中里税務会計事務所









 私たちはもう、おとぎ話の終りが『めでたし、めでたし』ではないことを知っている。
 イギリスのダイアナ妃もそうだったが、ハリウッド女優からモナコ王妃になったグレース・ケリーの結婚生活も幸せだったとは言いがたい。1982年、グレース・ケリーが自動車事故で亡くなった際、自殺説がささやかれた。動機はいくらでも考えられた。夫の浮気、次々とスキャンダルを起こす子供たち、アメリカ人の元女優を王妃として認めない使用人たち・・・・
 死後、さんざん彼女自身のスキャンダルも暴露された。いわく『クール・ビューティー』と称えられた外見に反してホットで、すぐ男性と関係をもつ女だったそうだ。結婚後、不倫していたのは夫のレニエ公だけでなく、グレースもだ。二人は実質的に別居していた、などなど・・・・
 それでもなせだろう・・・?グレース・ケリーの名は地に落ちない。そして彼女の名を冠した『ケリー・バッグ』は今でも世界中の女性の憧れの的だ。日本でも70〜80万円台のケリー・バッグが飛ぶように売れている。かつてエルメスの会長が「エスメスの経営基盤を支えているのはケリー・バッグ」という発言したこともある。

 ケリー・バッグは、最初「サック・ア・クロア(ベルト付きのバッグ)」という名前のバッグだった。だが、グレース妃が妊娠中、大きいバッグでお腹を隠した写真が『ライフ』誌の表紙になり、問題になるや、エルメスの4代目社長はちゃっかりモナコ王室に許可を申請。バッグの名を「ケリー」に変えてしまった。グレースは結婚前から「サック・ア・クロア」を愛用していたのだが、その頃は、エルメスからそんな話はなかった。
 グレースは、アメリカ・フィデルフィアの富豪の娘として生まれた。だが、その富はレンガ職人だった彼女の父が一代で築いたもの。所詮、成金で、真の上流階級として認められることなく、名士が集う舞踏会に一家が呼ばれることはなかった。グレースはその舞踏会に白い手袋をはめて社交界デビューを果たすのが夢だった。
 その果たせなかった夢を彼女はスクリーンの上で実現していく。グレースはよく上流階級の役を演じた。一見冷たく見える気品あふれる美しさは、役柄にぴったりだった。『火山を隠した雪のようにセクシー』とヒッチコック監督に称えられ、『白雪姫のグレース』とも呼ばれた。『白鳥』という映画では王子に求婚される役を演じ、最後に出演した映画のタイトルはずばり≪上流社会≫だった。

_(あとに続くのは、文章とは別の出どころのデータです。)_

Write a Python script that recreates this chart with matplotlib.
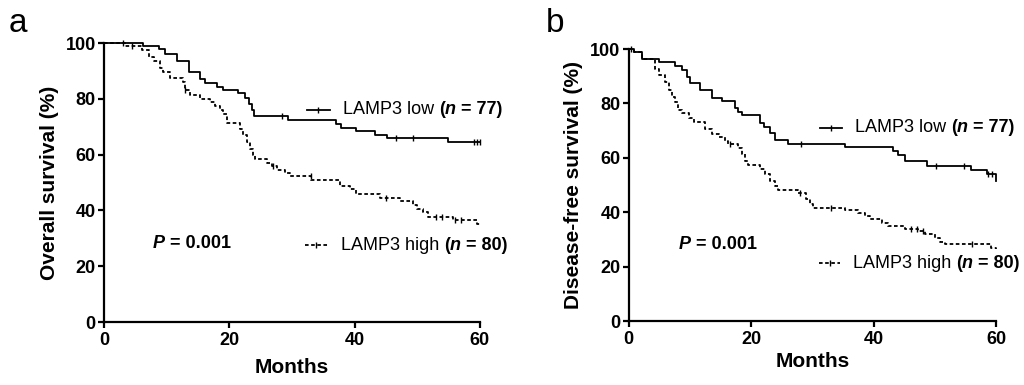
import matplotlib
matplotlib.use("Agg")
import matplotlib.pyplot as plt
import numpy as np

plt.rcParams['font.family'] = ['Liberation Sans', 'DejaVu Sans']

# panel a: overall survival
os_low_t = [0, 6.3, 8.7, 9.7, 11.6, 13.5, 15.3, 16.1, 18.0, 19.0, 21.4, 22.5, 23.2, 23.6, 24.0,
            29.3, 37.1, 37.9, 40.3, 43.2, 45.1, 54.9, 60]
os_low_s = [100, 99, 97.8, 96.2, 93.6, 89.7, 87, 85.6, 84.3, 83.2, 82, 80.3, 78, 76, 73.9,
            72.5, 71, 69.6, 68.3, 67.1, 65.8, 64.4, 64.4]
os_low_c = [28.4, 46.6, 49.3, 59.0, 59.5, 60]

os_high_t = [0, 3.4, 6.0, 7.1, 8.0, 8.9, 9.4, 10.5, 12.6, 12.9, 13.7, 15.3, 16.9, 17.7, 18.5, 19.0,
             19.6, 21.7, 22.2, 22.8, 23.3, 23.8, 24.1, 26.0, 26.8, 27.6, 28.9, 29.7, 33.1, 37.7,
             39.2, 40.3, 44.0, 47.2, 49.4, 50.0, 51.0, 51.8, 55.7, 59.5, 60]
os_high_s = [100, 98.8, 97.5, 95, 93.5, 91, 89.7, 87.5, 86, 83, 81.5, 80, 78.8, 77.5, 76, 74.6,
             71.3, 69, 67, 64.6, 62, 60, 58.4, 57, 56, 54.5, 53.3, 52.2, 51, 48.6,
             47.5, 45.8, 44.6, 43.2, 42, 40.5, 39.3, 37.8, 36.6, 35.3, 35.3]
os_high_c = [3.0, 4.5, 13.0, 27.0, 33.0, 45.0, 53.0, 54.0, 56.0, 57.0]

# panel b: disease-free survival
dfs_low_t = [0, 0.8, 2.2, 4.9, 7.6, 8.7, 9.5, 10.0, 11.7, 13.6, 15.2, 17.4, 17.9, 18.5, 21.4, 22.0,
             23.1, 23.9, 26.0, 35.3, 43.2, 44.0, 45.1, 48.6, 55.8, 58.4, 60]
dfs_low_s = [100, 99, 96.3, 95.2, 93.7, 92.4, 89.8, 87.5, 85, 82.2, 81, 78.5, 77, 75.6, 73, 71.5,
             69, 66.6, 65.2, 64, 62.5, 61, 58.7, 57.2, 55.6, 54, 51.5]
dfs_low_c = [28.1, 50.2, 54.7, 58.7, 59.3]

dfs_high_t = [0, 0.8, 2.2, 4.3, 4.9, 6.0, 6.5, 7.1, 7.6, 8.1, 8.7, 9.8, 10.6, 12.5, 13.6, 14.7,
              15.7, 16.2, 17.9, 18.5, 19.0, 19.5, 21.4, 22.3, 23.1, 23.9, 24.4, 27.7, 29.0, 29.6,
              30.1, 35.3, 37.5, 38.5, 39.4, 41.3, 42.3, 45.1, 47.2, 48.3, 50.0, 50.8, 51.6, 59.1, 60]
dfs_high_s = [100, 99, 96.3, 92.6, 90.5, 88, 85, 82.5, 80.6, 77.5, 76.4, 74.8, 73.1, 70.5, 68.8, 67.5,
              66.2, 65, 63.8, 61.5, 59, 57.3, 56, 54, 51.5, 49.5, 48.2, 47, 45, 43,
              41.5, 40.8, 39.8, 38.5, 37.5, 36, 35.1, 34, 33, 32, 30.5, 29, 28.3, 27, 26.5]
dfs_high_c = [0.3, 16.5, 28.0, 33.0, 46.0, 47.0, 48.0, 56.0]

yticks = [0, 20, 40, 60, 80, 100]
xticks = [0, 20, 40, 60]

DASH = (0, (2.0, 1.4))


def km(ax, t, s, cens, ls):
    ax.step(t, s, where='post', color='black', lw=1.3, linestyle=ls, clip_on=False)
    idx = np.searchsorted(t, cens, side='right') - 1
    ax.plot(cens, np.array(s)[idx], linestyle='none', marker='|', ms=4, mew=1.0,
            color='black', clip_on=False)


def legend_entry(ax, x0, x1, y, ls, name, n):
    ax.plot([x0, x1], [y, y], color='black', lw=1.3, linestyle=ls, transform=ax.transAxes,
            clip_on=False)
    ax.plot([(x0 + x1) / 2], [y], marker='|', ms=4, mew=1.0, color='black',
            transform=ax.transAxes, clip_on=False)
    t1 = ax.text(x1 + 0.035, y, name + ' ', transform=ax.transAxes, fontsize=13,
                 va='center', ha='left')
    t2 = ax.annotate('(', xy=(1, 0), xycoords=t1, fontsize=13, fontweight='bold',
                     va='bottom', ha='left')
    t3 = ax.annotate('n', xy=(1, 0), xycoords=t2, fontsize=13, fontweight='bold',
                     style='italic', va='bottom', ha='left')
    ax.annotate(' = %d)' % n, xy=(1, 0), xycoords=t3, fontsize=13, fontweight='bold',
                va='bottom', ha='left')


def p_value(ax, x, y):
    t1 = ax.text(x, y, 'P', transform=ax.transAxes, fontsize=13, fontweight='bold',
                 style='italic', va='center', ha='left')
    ax.annotate(' = 0.001', xy=(1, 0), xycoords=t1, fontsize=13, fontweight='bold',
                va='bottom', ha='left')


def style(ax, ylabel, xpad):
    ax.set_xlim(0, 60)
    ax.set_ylim(0, 100)
    ax.set_xticks(xticks)
    ax.set_yticks(yticks)
    for sp in ['top', 'right']:
        ax.spines[sp].set_visible(False)
    for sp in ['left', 'bottom']:
        ax.spines[sp].set_linewidth(1.6)
    ax.tick_params(direction='out', length=4, width=1.6, labelsize=13, pad=2)
    ax.tick_params(axis='x', pad=3)
    for lab in ax.get_xticklabels() + ax.get_yticklabels():
        lab.set_fontweight('bold')
    ax.set_xlabel('Months', fontsize=15, fontweight='bold', labelpad=xpad)
    ax.set_ylabel(ylabel, fontsize=15, fontweight='bold', labelpad=5)


fig = plt.figure(figsize=(10.24, 3.85), dpi=100)
ax1 = fig.add_axes([0.1016, 0.1636, 0.367, 0.7247])
ax2 = fig.add_axes([0.614, 0.166, 0.359, 0.7065])

km(ax1, os_low_t, os_low_s, os_low_c, '-')
km(ax1, os_high_t, os_high_s, os_high_c, DASH)
style(ax1, 'Overall survival (%)', 7)
legend_entry(ax1, 0.54, 0.60, 0.76, '-', 'LAMP3 low', 77)
legend_entry(ax1, 0.535, 0.595, 0.276, DASH, 'LAMP3 high', 80)
p_value(ax1, 0.13, 0.28)

km(ax2, dfs_low_t, dfs_low_s, dfs_low_c, '-')
km(ax2, dfs_high_t, dfs_high_s, dfs_high_c, DASH)
style(ax2, 'Disease-free survival (%)', 3)
legend_entry(ax2, 0.52, 0.58, 0.71, '-', 'LAMP3 low', 77)
legend_entry(ax2, 0.518, 0.575, 0.213, DASH, 'LAMP3 high', 80)
p_value(ax2, 0.136, 0.283)

fig.text(0.008, 0.94, 'a', fontsize=24, va='center', ha='left')
fig.text(0.533, 0.94, 'b', fontsize=24, va='center', ha='left')

plt.savefig('out.png', dpi=100)
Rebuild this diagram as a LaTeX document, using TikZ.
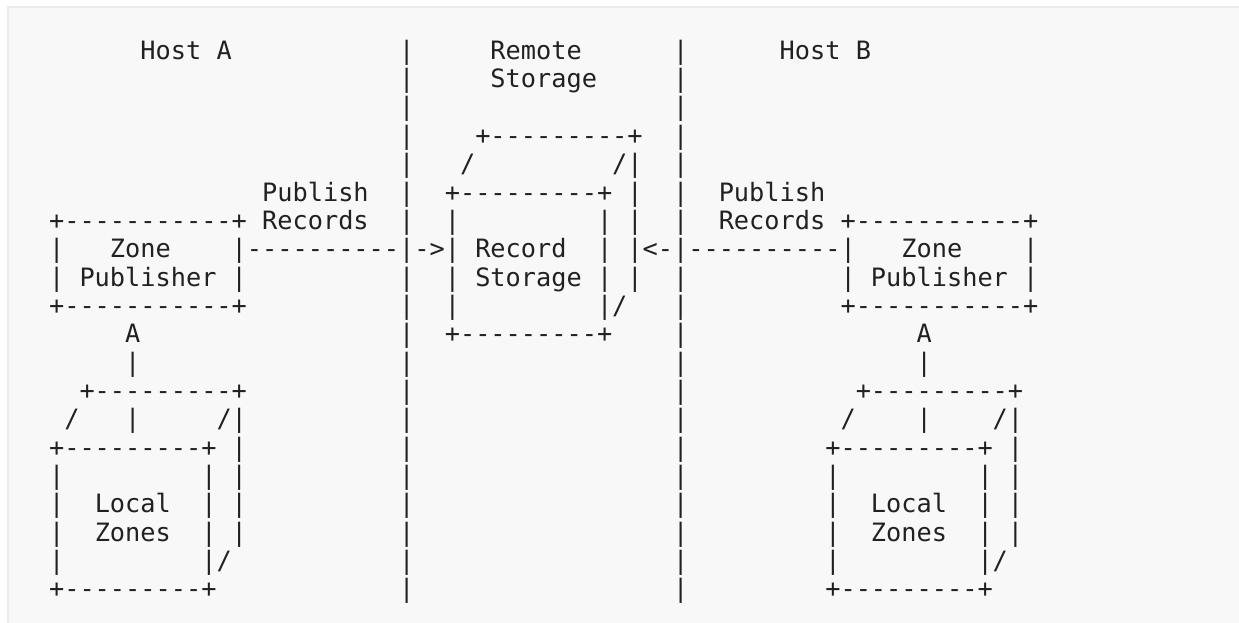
\documentclass[tikz,border=0pt]{standalone}
\usepackage{fontspec}
\setmonofont{DejaVu Sans Mono}
\definecolor{bgc}{HTML}{F8F8F8}
\definecolor{bdc}{HTML}{EBEBEB}
\definecolor{txc}{HTML}{212121}
\newcounter{frag}
\tikzset{asc/.style={anchor=base west,inner sep=0pt,outer sep=0pt,text=txc,
  font=\ttfamily\fontsize{25.28}{30}\selectfont}}
\newcommand\at[3]{\stepcounter{frag}\node[asc] (f\arabic{frag}) at ({49.09+15.22*#1},{59.3+28.35*(#2-1)}) {#3};}
\begin{document}
\begin{tikzpicture}[x=1pt,y=-1pt]
\useasboundingbox (0,0) rectangle (1239,623);
\draw[bdc,line width=2pt,fill=bgc] (8,7) rectangle (1250,640);
% row 1
\at{6}{1}{Host A}\at{23}{1}{|}\at{29}{1}{Remote}\at{41}{1}{|}\at{48}{1}{Host B}
% row 2
\at{23}{2}{|}\at{29}{2}{Storage}\at{41}{2}{|}
% row 3
\at{23}{3}{|}\at{41}{3}{|}
% row 4
\at{23}{4}{|}\at{28}{4}{+---------+}\at{41}{4}{|}
% row 5
\at{23}{5}{|}\at{27}{5}{/}\at{37}{5}{/|}\at{41}{5}{|}
% row 6
\at{14}{6}{Publish}\at{23}{6}{|}\at{26}{6}{+---------+}\at{38}{6}{|}\at{41}{6}{|}\at{44}{6}{Publish}
% row 7
\at{0}{7}{+-----------+}\at{14}{7}{Records}\at{23}{7}{|}\at{26}{7}{|}\at{36}{7}{|}\at{38}{7}{|}\at{41}{7}{|}\at{44}{7}{Records}\at{52}{7}{+-----------+}
% row 8
\at{0}{8}{|}\at{4}{8}{Zone}\at{12}{8}{|----------|->|}\at{28}{8}{Record}\at{36}{8}{|}\at{38}{8}{|<-|----------|}\at{56}{8}{Zone}\at{64}{8}{|}
% row 9
\at{0}{9}{|}\at{2}{9}{Publisher}\at{12}{9}{|}\at{23}{9}{|}\at{26}{9}{|}\at{28}{9}{Storage}\at{36}{9}{|}\at{38}{9}{|}\at{41}{9}{|}\at{52}{9}{|}\at{54}{9}{Publisher}\at{64}{9}{|}
% row 10
\at{0}{10}{+-----------+}\at{23}{10}{|}\at{26}{10}{|}\at{36}{10}{|/}\at{41}{10}{|}\at{52}{10}{+-----------+}
% row 11
\at{5}{11}{A}\at{23}{11}{|}\at{26}{11}{+---------+}\at{41}{11}{|}\at{57}{11}{A}
% row 12
\at{5}{12}{|}\at{23}{12}{|}\at{41}{12}{|}\at{57}{12}{|}
% row 13
\at{2}{13}{+---------+}\at{23}{13}{|}\at{41}{13}{|}\at{53}{13}{+---------+}
% row 14
\at{1}{14}{/}\at{5}{14}{|}\at{11}{14}{/|}\at{23}{14}{|}\at{41}{14}{|}\at{52}{14}{/}\at{57}{14}{|}\at{62}{14}{/|}
% row 15
\at{0}{15}{+---------+}\at{12}{15}{|}\at{23}{15}{|}\at{41}{15}{|}\at{51}{15}{+---------+}\at{63}{15}{|}
% row 16
\at{0}{16}{|}\at{10}{16}{|}\at{12}{16}{|}\at{23}{16}{|}\at{41}{16}{|}\at{51}{16}{|}\at{61}{16}{|}\at{63}{16}{|}
% row 17
\at{0}{17}{|}\at{3}{17}{Local}\at{10}{17}{|}\at{12}{17}{|}\at{23}{17}{|}\at{41}{17}{|}\at{51}{17}{|}\at{54}{17}{Local}\at{61}{17}{|}\at{63}{17}{|}
% row 18
\at{0}{18}{|}\at{3}{18}{Zones}\at{10}{18}{|}\at{12}{18}{|}\at{23}{18}{|}\at{41}{18}{|}\at{51}{18}{|}\at{54}{18}{Zones}\at{61}{18}{|}\at{63}{18}{|}
% row 19
\at{0}{19}{|}\at{10}{19}{|/}\at{23}{19}{|}\at{41}{19}{|}\at{51}{19}{|}\at{61}{19}{|/}
% row 20
\at{0}{20}{+---------+}\at{23}{20}{|}\at{41}{20}{|}\at{51}{20}{+---------+}
\end{tikzpicture}
\end{document}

 グレースは「最高級」を意味するものに弱かった。好んだお酒はピンク・シャンパン。ハードな撮影の合間、パリで数時間だけ空いたときに向かったのはエルメス。

 確かにグレースを魅了したエルメスの手袋は素敵だったが、同行した女性に言わせると、値段も『天文学的』。その時、ふたりの持ち合わせたお金すべてを足しても届かない金額だったが、グレースはホテルにお金を取りに帰ってまで、その手袋を手に入れたという。
 レニエ公との結婚も、彼女の精一杯の背伸びだったのかもしれない。プロポーズした大公側には、ハリウッド女優として結婚して、モナコをもう一度観光王国にするという思惑もあったのだが・・・・
 やがて結婚生活と上流社会に滅亡したグレースは、お酒に溺れていった。しかし、大衆やカメラマンの前では最後まで気高い王妃役を演じきった。本当はピンク・シャンパンと同じぐらいハンバーガーが好きだった。相反するものを抱えながら、『白鳥』になりきるためにその内実を隠して生きた「みにくいアヒルの子」グレース。ケリー・バッグは、その生き方の象徴といえるのかもしれない。